──────── The data ────────

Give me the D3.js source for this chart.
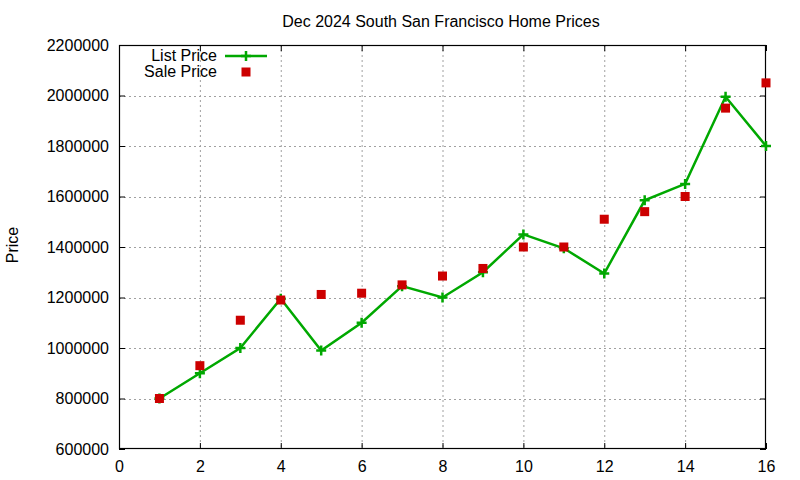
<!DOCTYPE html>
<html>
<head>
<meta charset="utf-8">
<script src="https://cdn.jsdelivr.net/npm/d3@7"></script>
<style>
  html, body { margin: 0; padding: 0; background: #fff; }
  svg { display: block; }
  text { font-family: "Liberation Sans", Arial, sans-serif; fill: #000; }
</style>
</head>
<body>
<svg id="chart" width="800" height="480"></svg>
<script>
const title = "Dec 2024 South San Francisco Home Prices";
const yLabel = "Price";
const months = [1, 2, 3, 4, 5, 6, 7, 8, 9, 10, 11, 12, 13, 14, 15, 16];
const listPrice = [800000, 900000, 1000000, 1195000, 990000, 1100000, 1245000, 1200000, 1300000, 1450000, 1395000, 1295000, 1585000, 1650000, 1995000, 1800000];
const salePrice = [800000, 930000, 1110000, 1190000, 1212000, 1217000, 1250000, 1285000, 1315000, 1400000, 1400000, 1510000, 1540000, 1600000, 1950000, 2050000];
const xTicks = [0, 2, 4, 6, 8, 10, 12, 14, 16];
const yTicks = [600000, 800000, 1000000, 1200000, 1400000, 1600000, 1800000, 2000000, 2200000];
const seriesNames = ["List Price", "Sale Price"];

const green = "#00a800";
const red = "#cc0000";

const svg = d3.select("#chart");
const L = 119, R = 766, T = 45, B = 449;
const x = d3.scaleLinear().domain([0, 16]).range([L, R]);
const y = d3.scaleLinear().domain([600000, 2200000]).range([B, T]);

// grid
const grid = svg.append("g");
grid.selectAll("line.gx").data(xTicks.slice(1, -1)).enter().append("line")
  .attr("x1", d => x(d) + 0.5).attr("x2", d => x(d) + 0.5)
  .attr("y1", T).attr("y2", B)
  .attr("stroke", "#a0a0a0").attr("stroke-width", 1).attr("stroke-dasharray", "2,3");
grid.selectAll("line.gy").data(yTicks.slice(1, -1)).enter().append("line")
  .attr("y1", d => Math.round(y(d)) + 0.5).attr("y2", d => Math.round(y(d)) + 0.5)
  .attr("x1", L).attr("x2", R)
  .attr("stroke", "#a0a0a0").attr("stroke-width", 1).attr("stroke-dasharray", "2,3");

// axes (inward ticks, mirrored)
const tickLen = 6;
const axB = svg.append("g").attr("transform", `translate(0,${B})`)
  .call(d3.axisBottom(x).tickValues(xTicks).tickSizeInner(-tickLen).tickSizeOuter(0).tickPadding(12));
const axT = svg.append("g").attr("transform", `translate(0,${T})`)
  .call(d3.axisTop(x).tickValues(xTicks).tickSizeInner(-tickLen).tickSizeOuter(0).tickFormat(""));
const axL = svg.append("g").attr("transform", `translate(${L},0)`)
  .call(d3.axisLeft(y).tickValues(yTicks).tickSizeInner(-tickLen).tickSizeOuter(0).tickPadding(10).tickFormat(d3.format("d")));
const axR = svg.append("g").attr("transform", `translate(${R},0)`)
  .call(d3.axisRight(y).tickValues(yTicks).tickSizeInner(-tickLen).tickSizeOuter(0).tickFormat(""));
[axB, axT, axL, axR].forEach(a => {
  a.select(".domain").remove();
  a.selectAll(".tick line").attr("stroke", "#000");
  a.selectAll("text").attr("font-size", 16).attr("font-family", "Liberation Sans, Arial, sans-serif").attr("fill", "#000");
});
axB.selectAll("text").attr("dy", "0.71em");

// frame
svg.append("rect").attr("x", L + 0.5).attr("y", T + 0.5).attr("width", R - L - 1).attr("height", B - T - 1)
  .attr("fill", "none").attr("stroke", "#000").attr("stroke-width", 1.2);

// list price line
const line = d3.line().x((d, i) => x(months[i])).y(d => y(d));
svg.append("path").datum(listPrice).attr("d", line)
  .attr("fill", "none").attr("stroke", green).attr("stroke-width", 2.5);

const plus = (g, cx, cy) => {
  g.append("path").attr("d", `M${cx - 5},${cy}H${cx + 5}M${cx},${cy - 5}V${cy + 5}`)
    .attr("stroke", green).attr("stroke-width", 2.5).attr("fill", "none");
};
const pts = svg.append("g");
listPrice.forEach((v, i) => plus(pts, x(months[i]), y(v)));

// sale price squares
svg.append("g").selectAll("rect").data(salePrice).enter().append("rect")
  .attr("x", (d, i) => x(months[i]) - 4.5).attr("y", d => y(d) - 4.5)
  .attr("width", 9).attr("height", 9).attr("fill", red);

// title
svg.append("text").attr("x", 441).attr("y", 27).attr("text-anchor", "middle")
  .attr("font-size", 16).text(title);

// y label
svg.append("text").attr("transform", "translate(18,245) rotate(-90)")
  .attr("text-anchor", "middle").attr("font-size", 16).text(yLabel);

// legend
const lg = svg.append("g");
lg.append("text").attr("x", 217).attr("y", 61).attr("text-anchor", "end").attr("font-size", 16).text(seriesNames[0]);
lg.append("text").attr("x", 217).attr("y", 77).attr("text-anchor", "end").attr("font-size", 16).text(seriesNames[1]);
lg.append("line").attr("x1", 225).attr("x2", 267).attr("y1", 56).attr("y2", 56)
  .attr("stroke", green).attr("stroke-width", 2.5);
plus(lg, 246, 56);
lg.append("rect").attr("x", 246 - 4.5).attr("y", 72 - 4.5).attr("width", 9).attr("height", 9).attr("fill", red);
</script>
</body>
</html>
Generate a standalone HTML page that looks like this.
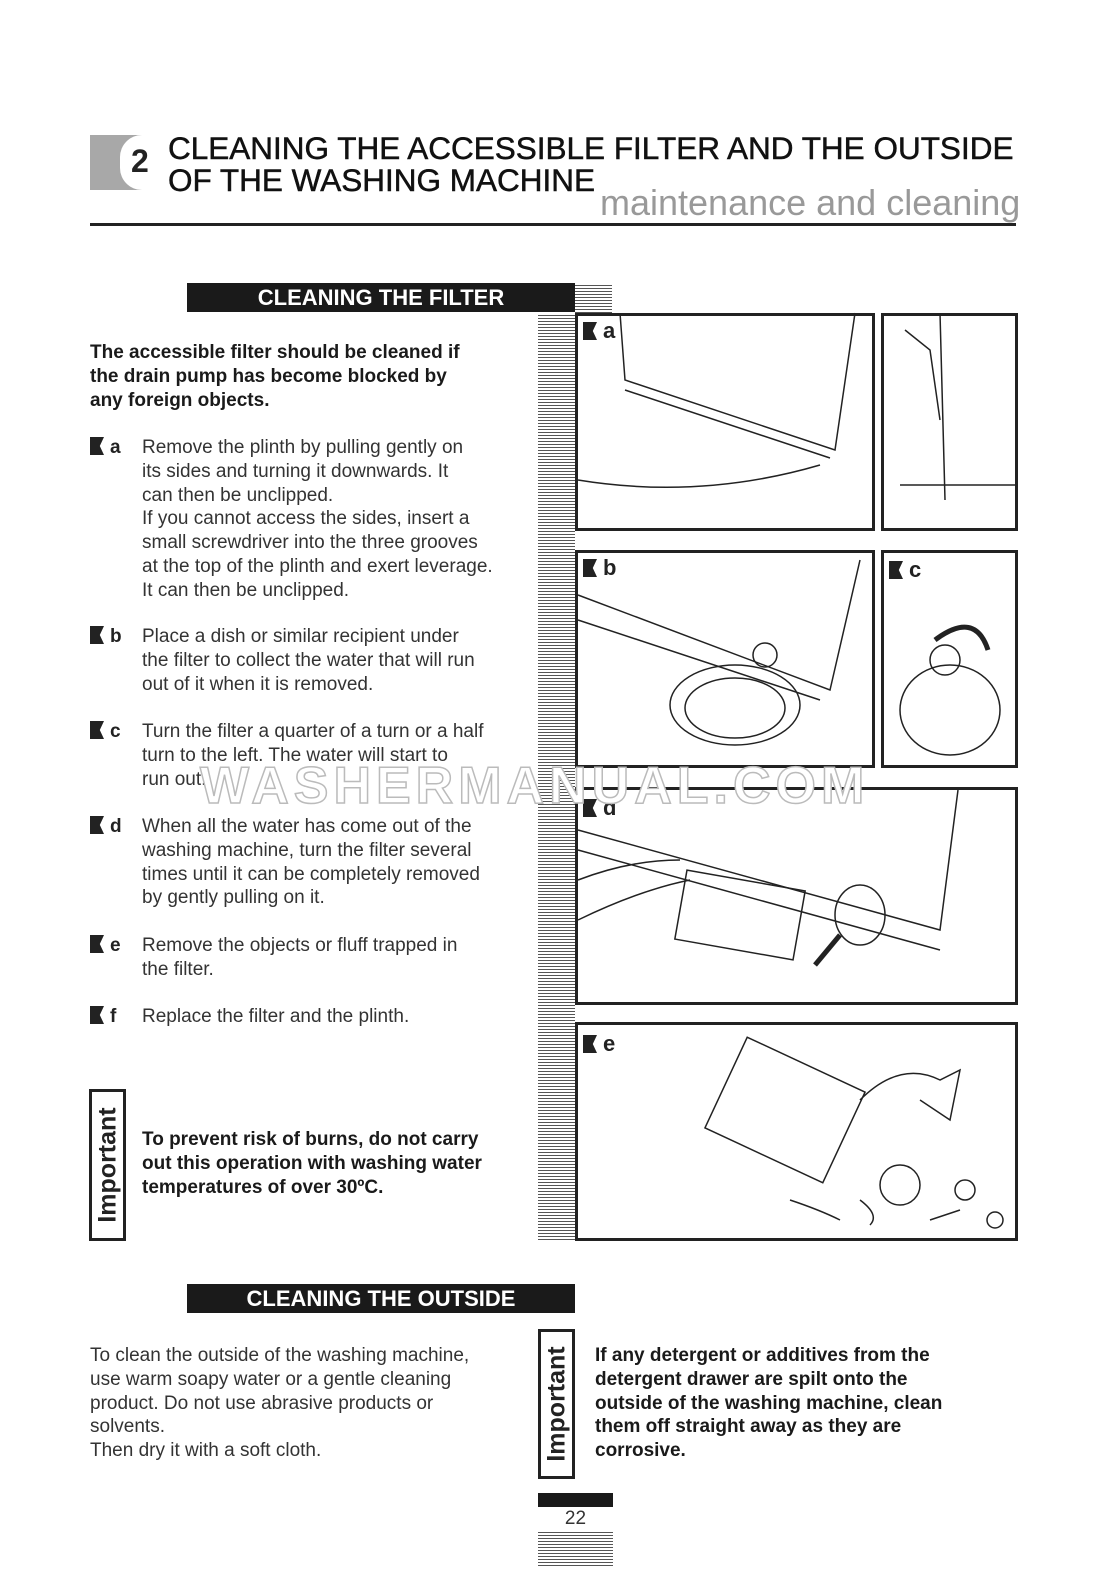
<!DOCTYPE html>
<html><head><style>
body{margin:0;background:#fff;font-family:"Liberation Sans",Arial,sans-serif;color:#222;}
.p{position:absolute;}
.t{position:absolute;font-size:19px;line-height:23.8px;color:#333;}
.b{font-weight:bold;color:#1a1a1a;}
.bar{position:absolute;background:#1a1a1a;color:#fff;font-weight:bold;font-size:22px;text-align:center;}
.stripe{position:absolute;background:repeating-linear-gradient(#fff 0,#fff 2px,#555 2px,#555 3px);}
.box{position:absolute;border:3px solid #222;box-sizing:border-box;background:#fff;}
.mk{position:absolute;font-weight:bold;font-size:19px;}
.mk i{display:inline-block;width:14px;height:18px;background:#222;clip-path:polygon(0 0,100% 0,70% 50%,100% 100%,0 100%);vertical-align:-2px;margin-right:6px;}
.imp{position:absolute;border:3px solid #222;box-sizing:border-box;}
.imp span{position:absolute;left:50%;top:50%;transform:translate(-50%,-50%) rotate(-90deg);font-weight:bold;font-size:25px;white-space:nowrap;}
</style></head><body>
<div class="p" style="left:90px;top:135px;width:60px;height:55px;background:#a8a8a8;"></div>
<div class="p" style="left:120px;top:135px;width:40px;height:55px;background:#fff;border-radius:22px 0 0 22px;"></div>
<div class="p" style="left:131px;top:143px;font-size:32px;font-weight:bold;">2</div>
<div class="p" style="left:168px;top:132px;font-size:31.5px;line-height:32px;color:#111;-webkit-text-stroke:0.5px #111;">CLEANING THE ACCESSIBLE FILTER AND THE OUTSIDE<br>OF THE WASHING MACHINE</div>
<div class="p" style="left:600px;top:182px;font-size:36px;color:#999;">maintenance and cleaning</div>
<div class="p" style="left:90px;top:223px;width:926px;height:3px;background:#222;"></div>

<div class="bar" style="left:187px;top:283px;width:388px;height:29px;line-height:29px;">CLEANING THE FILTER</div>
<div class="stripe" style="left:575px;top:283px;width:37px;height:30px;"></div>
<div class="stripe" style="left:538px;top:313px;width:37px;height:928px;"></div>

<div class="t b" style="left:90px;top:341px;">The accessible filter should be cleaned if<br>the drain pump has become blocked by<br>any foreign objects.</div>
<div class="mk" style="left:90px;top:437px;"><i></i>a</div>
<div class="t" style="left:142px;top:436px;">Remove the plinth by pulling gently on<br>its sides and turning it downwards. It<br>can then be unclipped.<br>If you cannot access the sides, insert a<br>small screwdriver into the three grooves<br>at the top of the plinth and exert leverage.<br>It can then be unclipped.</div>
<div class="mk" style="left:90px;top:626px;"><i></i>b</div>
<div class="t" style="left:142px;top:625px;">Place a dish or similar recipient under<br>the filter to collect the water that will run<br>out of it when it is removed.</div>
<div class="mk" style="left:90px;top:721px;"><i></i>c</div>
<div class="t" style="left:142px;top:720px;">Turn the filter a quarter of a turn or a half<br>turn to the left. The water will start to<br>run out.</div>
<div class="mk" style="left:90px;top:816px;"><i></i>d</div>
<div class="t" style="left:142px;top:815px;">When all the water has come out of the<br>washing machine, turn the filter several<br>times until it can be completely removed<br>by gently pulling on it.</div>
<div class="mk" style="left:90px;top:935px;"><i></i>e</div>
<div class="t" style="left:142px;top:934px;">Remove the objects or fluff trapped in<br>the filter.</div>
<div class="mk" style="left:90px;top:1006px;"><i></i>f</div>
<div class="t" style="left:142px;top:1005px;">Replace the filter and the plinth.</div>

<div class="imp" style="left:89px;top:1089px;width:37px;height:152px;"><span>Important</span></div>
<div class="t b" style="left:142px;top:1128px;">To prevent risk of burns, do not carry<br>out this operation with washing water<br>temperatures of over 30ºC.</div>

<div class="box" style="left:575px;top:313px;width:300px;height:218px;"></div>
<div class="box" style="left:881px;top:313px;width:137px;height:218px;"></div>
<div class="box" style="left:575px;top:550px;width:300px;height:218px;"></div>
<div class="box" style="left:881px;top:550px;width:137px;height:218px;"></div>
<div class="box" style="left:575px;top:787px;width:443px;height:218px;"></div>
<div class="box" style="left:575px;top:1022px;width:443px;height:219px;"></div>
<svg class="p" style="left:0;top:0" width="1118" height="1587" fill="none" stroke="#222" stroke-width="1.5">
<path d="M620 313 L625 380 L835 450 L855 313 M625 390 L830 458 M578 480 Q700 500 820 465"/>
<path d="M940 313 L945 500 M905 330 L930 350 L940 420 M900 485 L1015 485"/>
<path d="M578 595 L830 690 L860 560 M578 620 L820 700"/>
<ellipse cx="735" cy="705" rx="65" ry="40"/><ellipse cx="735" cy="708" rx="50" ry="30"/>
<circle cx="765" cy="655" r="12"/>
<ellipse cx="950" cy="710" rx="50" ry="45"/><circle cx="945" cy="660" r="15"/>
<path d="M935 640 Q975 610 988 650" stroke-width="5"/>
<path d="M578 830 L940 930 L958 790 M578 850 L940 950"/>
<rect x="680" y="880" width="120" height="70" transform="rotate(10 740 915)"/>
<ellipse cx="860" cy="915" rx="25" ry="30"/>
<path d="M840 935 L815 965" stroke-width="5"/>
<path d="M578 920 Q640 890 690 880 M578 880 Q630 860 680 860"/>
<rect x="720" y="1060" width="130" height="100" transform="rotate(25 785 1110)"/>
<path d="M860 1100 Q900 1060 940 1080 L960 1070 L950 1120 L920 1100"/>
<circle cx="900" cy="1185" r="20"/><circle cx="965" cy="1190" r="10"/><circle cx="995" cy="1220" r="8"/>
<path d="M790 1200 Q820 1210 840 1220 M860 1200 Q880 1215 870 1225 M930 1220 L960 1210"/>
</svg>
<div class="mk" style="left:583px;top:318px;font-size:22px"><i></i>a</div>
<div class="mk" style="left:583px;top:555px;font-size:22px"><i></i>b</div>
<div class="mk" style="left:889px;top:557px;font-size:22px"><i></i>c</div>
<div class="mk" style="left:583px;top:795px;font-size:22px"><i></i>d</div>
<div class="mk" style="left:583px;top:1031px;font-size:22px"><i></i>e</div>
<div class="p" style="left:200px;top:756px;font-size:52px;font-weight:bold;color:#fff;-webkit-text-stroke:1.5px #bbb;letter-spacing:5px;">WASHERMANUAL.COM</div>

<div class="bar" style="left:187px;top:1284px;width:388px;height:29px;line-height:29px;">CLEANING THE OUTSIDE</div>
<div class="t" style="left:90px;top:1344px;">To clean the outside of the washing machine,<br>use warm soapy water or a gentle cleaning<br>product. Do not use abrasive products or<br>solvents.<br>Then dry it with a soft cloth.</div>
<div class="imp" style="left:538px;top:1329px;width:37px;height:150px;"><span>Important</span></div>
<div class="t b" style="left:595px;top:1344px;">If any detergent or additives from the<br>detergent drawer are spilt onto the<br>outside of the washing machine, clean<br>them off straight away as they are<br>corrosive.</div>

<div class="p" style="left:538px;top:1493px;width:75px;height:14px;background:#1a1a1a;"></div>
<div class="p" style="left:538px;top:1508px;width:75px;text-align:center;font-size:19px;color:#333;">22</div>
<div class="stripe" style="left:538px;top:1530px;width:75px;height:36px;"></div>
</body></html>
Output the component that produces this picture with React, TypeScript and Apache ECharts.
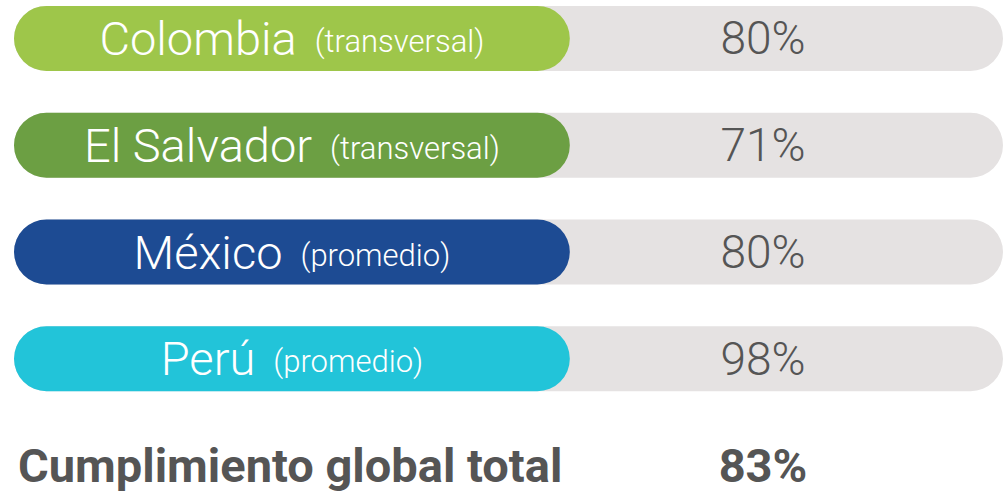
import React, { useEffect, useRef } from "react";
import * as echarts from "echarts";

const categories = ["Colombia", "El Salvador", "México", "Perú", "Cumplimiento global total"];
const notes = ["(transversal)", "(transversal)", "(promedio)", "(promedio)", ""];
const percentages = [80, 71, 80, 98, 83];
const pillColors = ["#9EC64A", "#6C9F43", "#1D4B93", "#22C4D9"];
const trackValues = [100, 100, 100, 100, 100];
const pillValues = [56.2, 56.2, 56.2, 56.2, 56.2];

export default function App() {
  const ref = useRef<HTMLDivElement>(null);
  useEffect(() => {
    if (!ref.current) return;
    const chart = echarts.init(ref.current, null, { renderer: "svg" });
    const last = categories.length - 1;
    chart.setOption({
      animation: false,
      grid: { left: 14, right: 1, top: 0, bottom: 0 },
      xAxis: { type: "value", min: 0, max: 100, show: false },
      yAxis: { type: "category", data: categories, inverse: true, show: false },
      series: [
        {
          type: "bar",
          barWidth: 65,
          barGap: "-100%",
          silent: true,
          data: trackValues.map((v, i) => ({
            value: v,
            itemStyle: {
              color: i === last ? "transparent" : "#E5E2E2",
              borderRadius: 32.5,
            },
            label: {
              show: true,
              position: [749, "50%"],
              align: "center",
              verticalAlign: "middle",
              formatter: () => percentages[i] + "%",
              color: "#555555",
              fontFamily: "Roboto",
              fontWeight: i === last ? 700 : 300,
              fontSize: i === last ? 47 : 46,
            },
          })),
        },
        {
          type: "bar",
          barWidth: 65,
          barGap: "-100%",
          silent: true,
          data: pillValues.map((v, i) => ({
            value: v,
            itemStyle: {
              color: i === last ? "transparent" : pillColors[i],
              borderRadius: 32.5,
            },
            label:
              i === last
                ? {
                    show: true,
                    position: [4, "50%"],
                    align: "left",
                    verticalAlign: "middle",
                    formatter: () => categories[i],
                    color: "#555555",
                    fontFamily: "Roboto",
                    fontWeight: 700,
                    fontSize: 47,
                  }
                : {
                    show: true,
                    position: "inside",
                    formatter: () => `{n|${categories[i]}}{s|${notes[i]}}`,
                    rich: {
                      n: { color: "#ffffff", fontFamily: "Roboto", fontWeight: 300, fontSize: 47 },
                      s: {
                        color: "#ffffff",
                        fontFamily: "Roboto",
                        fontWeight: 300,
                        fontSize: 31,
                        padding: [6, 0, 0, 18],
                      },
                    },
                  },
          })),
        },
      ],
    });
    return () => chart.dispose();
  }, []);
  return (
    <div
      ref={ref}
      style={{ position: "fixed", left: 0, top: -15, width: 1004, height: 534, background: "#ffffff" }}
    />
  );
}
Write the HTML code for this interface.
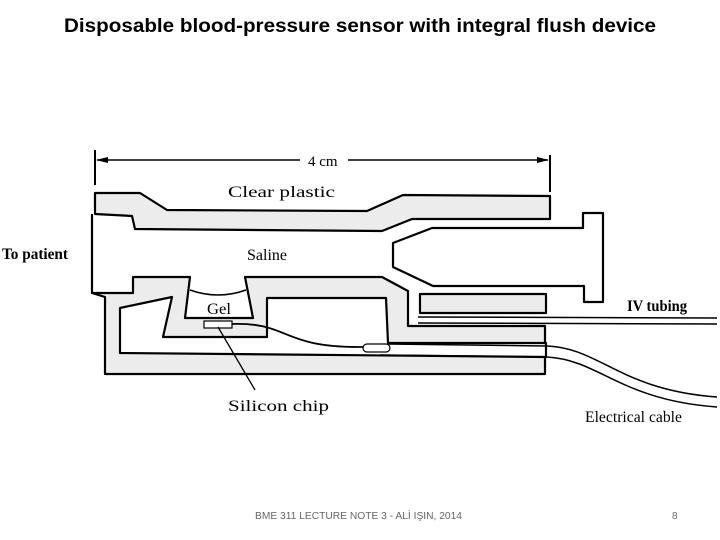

────────

:: Exercise requirements ::
Give back exactly the lines from the one that holds "Output the component" to the one that holds "const pillValues = [56.2, 56.2, 56.2, 56.2, 56.2];", with both ends and without the images.

:: Solution to this task ::
Output the component that produces this picture with React, TypeScript and Apache ECharts.
import React, { useEffect, useRef } from "react";
import * as echarts from "echarts";

const categories = ["Colombia", "El Salvador", "México", "Perú", "Cumplimiento global total"];
const notes = ["(transversal)", "(transversal)", "(promedio)", "(promedio)", ""];
const percentages = [80, 71, 80, 98, 83];
const pillColors = ["#9EC64A", "#6C9F43", "#1D4B93", "#22C4D9"];
const trackValues = [100, 100, 100, 100, 100];
const pillValues = [56.2, 56.2, 56.2, 56.2, 56.2];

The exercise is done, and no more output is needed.